The national result, much feared in Westminster but denied by many until tonight, is calamitous for all the main parties.

But, despite the London boost, it is Labour supporters who face the biggest disappointment. This was the first time the main party of opposition in the Commons failed to come first in European elections since 1984.

It has already prompted one unnamed shadow minister to declare to the Independent on Sunday newspaper that party leader Ed Miliband is "damaged goods" who is "not a prime minister".

Conservative spinners pointed out Labour were struggling to break through in many of the target seats which will decide next year's general election.

William Hague said the Tories, who were slipping around four per cent nationally, would not face a comparable Ukip threat next year.

"People use different elections to send different messages," he said.

"In the general election it will be only the Conservative party that can give people a choice on Europe."

The Liberal Democrats suffered a terrible night, coming fifth in Sheffield where Nick Clegg is an MP. Party president Tim Farron conceded the Lib Dems could lose all their MEPs – but Catherine Bearder held a Lib Dem seat in the south-east by a slim margin.

Bill Newton-Dunn, the first of the party's MEPs to lose their seat, told Sky News: "The real problem is we haven't got the public engaged or interested at all and that's a problem for democracy."

But the wave of leadership speculation which dogged the party over a difficult weekend appears to be being allayed by senior figures in the party backing Clegg.

The Green party took a seat from the Lib Dems in the liberal stronghold of the south-west, where Molly Scott Cato pushed out Graeme Watson with 11% of the vote. In the south-east the Greens picked up a second MEP.

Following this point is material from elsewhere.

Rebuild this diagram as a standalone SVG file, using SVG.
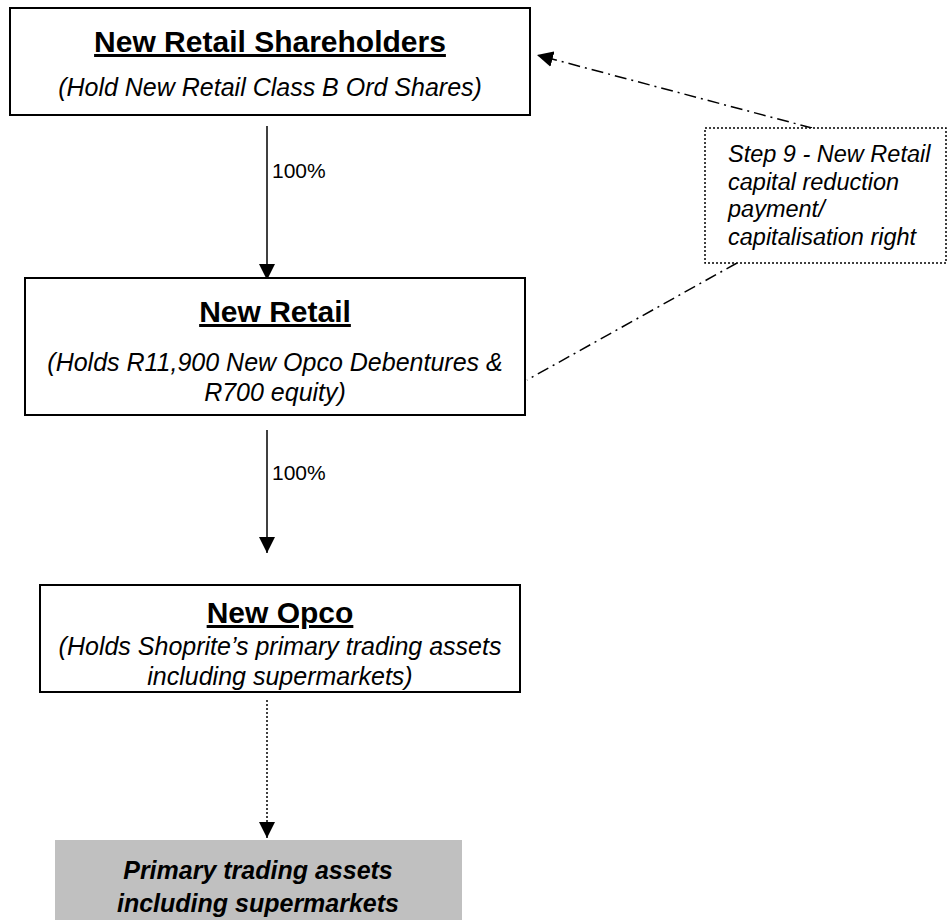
<svg xmlns="http://www.w3.org/2000/svg" width="948" height="920" viewBox="0 0 948 920">
<style>
.box{fill:#fff;stroke:#000;stroke-width:2}
.title{font-family:"Liberation Sans",Arial,sans-serif;font-weight:bold;font-size:30px;text-anchor:middle;text-decoration:underline}
.sub{font-family:"Liberation Sans",Arial,sans-serif;font-style:italic;font-size:25px;text-anchor:middle}
.lbl{font-family:"Liberation Sans",Arial,sans-serif;font-size:21px}
.note{font-family:"Liberation Sans",Arial,sans-serif;font-style:italic;font-size:23.5px}
.asset{font-family:"Liberation Sans",Arial,sans-serif;font-style:italic;font-weight:bold;font-size:25px;text-anchor:middle}
.conn{stroke:#000;stroke-width:1.5;fill:none}
</style>
<defs>
<marker id="ah" viewBox="0 0 10 10" refX="10" refY="5" markerWidth="16" markerHeight="16" markerUnits="userSpaceOnUse" orient="auto">
<path d="M0,0 L10,5 L0,10 z" fill="#000"/>
</marker>
</defs>
<rect width="948" height="920" fill="#fff"/>
<g id="connectors">
<line class="conn" x1="267" y1="126" x2="267" y2="280" marker-end="url(#ah)"/>
<text class="lbl" x="272" y="178">100%</text>
<line class="conn" x1="267" y1="430" x2="267" y2="553" marker-end="url(#ah)"/>
<text class="lbl" x="272" y="480">100%</text>
<line class="conn" x1="267" y1="700" x2="267" y2="838" stroke-dasharray="2 2" marker-end="url(#ah)"/>
<line class="conn" x1="812" y1="128" x2="537" y2="55" stroke-dasharray="12 5 2 5" marker-end="url(#ah)"/>
<line class="conn" x1="737" y1="263" x2="527" y2="380" stroke-dasharray="12 5 2 5"/>
</g>
<g id="shareholders">
<rect class="box" x="10" y="8" width="520" height="107"/>
<text class="title" x="270" y="52">New Retail Shareholders</text>
<text class="sub" x="270" y="96" font-size="26">(Hold New Retail Class B Ord Shares)</text>
</g>
<g id="newretail">
<rect class="box" x="25" y="278" width="500" height="137"/>
<text class="title" x="275" y="322">New Retail</text>
<text class="sub" x="275" y="371">(Holds R11,900 New Opco Debentures &amp;</text>
<text class="sub" x="275" y="401">R700 equity)</text>
</g>
<g id="newopco">
<rect class="box" x="40" y="585" width="480" height="107"/>
<text class="title" x="280" y="623">New Opco</text>
<text class="sub" x="280" y="655">(Holds Shoprite’s primary trading assets</text>
<text class="sub" x="280" y="685">including supermarkets)</text>
</g>
<g id="assets">
<rect x="55" y="840" width="407" height="80" fill="#c0c0c0"/>
<text class="asset" x="258" y="879">Primary trading assets</text>
<text class="asset" x="258" y="912">including supermarkets</text>
</g>
<g id="step9">
<rect x="705" y="128" width="241" height="135" fill="#fff" stroke="#000" stroke-width="1.5" stroke-dasharray="2 2"/>
<text class="note" x="728" y="162">Step 9 - New Retail</text>
<text class="note" x="728" y="190">capital reduction</text>
<text class="note" x="728" y="217">payment/</text>
<text class="note" x="728" y="245">capitalisation right</text>
</g>
</svg>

In Scotland the SNP held its vote share in 2009 but did not make significant gains, while both Labour and the Ukip advanced by five per cent.

On the continent, the night was dominated by the shock victory of the extremist Front National in France.

Marine Le Pen's party took 25%, giving them the win, and leaving French prime minister Manuel Valls lamenting a "political earthquake" which pundits quickly noted would be damaging for reports of Farage's own triumph.

The radical leftist Syriza party triumphed in Greece and in Denmark the far-right Danish People's party came first. But in Germany chancellor Angela Merkel's CDU held on as the biggest party. In Britain the BNP lost both its MEPs, including party leader Nick Griffin.

Overall turnout in Britain was 36%. This was an increase of 1.5% on 2009's elections, but was slightly below the average across the European Union of 43.1%.